Recorded data =
****

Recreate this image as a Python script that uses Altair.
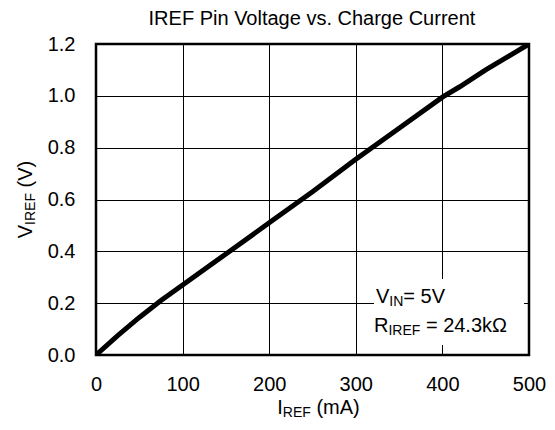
import altair as alt
import pandas as pd

# ---- data ----
current_ma = [0, 25, 50, 75, 100, 150, 200, 250, 300, 350, 400, 420, 450, 500]
v_iref = [0.0, 0.075, 0.145, 0.21, 0.27, 0.39, 0.51, 0.63, 0.755, 0.875, 0.995, 1.035, 1.10, 1.2]
x_ticks = [0, 100, 200, 300, 400, 500]
y_ticks = [0.0, 0.2, 0.4, 0.6, 0.8, 1.0, 1.2]

title_text = "IREF Pin Voltage vs. Charge Current"
x_title_parts = [("I", False), ("REF", True), (" (mA)", False)]
y_title_parts = [("V", False), ("IREF", True), (" (V)", False)]
note1_parts = [("V", False), ("IN", True), ("= 5V", False)]
note2_parts = [("R", False), ("IREF", True), (" = 24.3k\u03a9", False)]

FONT = "Liberation Sans"
W, H = 433, 311
FS, SFS, SUB_DY = 20, 14, 3

AW = {" ": 278, "(": 333, ")": 333, ".": 278, "=": 584, "A": 667, "C": 722,
      "E": 667, "F": 611, "I": 278, "N": 722, "R": 722, "V": 667, "k": 500,
      "m": 833, "P": 667, "i": 222, "n": 556, "o": 556, "l": 222, "t": 278,
      "a": 556, "g": 556, "e": 556, "v": 500, "s": 500, "h": 556, "r": 333,
      "u": 556, "\u03a9": 768}


def tw(s, fs):
    return sum(AW.get(c, 556) for c in s) * fs / 1000.0


def piece(txt, x, y, fs, angle=0):
    return alt.Chart(alt.Data(values=[{}])).mark_text(
        text=txt, font=FONT, fontSize=fs, align="left", baseline="alphabetic",
        angle=angle, color="black"
    ).encode(x=alt.value(x), y=alt.value(y))


def hlabel(parts, x, y, fs=FS, sfs=SFS, center=False):
    total = sum(tw(t, sfs if s else fs) for t, s in parts)
    cx = x - total / 2 if center else x
    out = []
    for t, s in parts:
        f = sfs if s else fs
        body = t.lstrip(" ")
        lead = tw(t[: len(t) - len(body)], f)
        out.append(piece(body, cx + lead, y + (SUB_DY if s else 0), f))
        cx += tw(t, f)
    return out


def vlabel(parts, x, ycenter, fs=FS, sfs=SFS):
    total = sum(tw(t, sfs if s else fs) for t, s in parts)
    cy = ycenter + total / 2
    out = []
    for t, s in parts:
        f = sfs if s else fs
        body = t.lstrip(" ")
        lead = tw(t[: len(t) - len(body)], f)
        out.append(piece(body, x + (SUB_DY if s else 0), cy - lead, f, angle=270))
        cy -= tw(t, f)
    return out


df = pd.DataFrame({"current": current_ma, "voltage": v_iref})

base = alt.Chart(df).encode(
    x=alt.X("current:Q", scale=alt.Scale(domain=[0, 500], nice=False),
            axis=alt.Axis(values=x_ticks, title=None, grid=True, gridColor="black",
                          gridWidth=1, gridOpacity=1, ticks=False, domain=False,
                          labelFont=FONT, labelFontSize=FS, labelColor="black",
                          labelPadding=19, labelFlush=False, labelOverlap=False)),
    y=alt.Y("voltage:Q", scale=alt.Scale(domain=[0, 1.2], nice=False),
            axis=alt.Axis(values=y_ticks, format=".1f", title=None, grid=True,
                          gridColor="black", gridWidth=1, gridOpacity=1, ticks=False,
                          domain=False, labelFont=FONT, labelFontSize=FS,
                          labelColor="black", labelPadding=21, labelFlush=False,
                          labelOverlap=False)),
)

line = base.mark_line(color="black", strokeWidth=5, clip=True)

box = alt.Chart(alt.Data(values=[{}])).mark_rect(fill="white").encode(
    x=alt.value(278), x2=alt.value(428), y=alt.value(235), y2=alt.value(301)
)

layers = [box, line]
layers.append(piece(title_text, W / 2 - tw(title_text, FS) / 2, -19, FS))
layers += hlabel(x_title_parts, W / 2 + 6, 370, center=True)
layers += vlabel(y_title_parts, -64, H / 2)
layers += hlabel(note1_parts, 280, 259, fs=20, sfs=14)
layers += hlabel(note2_parts, 278, 288, fs=20, sfs=14)

chart = alt.layer(*layers).properties(
    width=W, height=H,
    autosize=alt.AutoSizeParams(type="none"),
    padding={"left": 88, "top": 36, "right": 18, "bottom": 67},
).configure_view(stroke="black", strokeWidth=2.5)

chart.save("out.html", embed_options={"renderer": "svg", "actions": False})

****

Exercise = Write out nothing but the lines from the start of the data through the line with "y_ticks = [0.0, 0.2, 0.4, 0.6, 0.8, 1.0, 1.2]". Leave out the pictures.

Exercise output =
Recreate this image as a Python script that uses Altair.
import altair as alt
import pandas as pd

# ---- data ----
current_ma = [0, 25, 50, 75, 100, 150, 200, 250, 300, 350, 400, 420, 450, 500]
v_iref = [0.0, 0.075, 0.145, 0.21, 0.27, 0.39, 0.51, 0.63, 0.755, 0.875, 0.995, 1.035, 1.10, 1.2]
x_ticks = [0, 100, 200, 300, 400, 500]
y_ticks = [0.0, 0.2, 0.4, 0.6, 0.8, 1.0, 1.2]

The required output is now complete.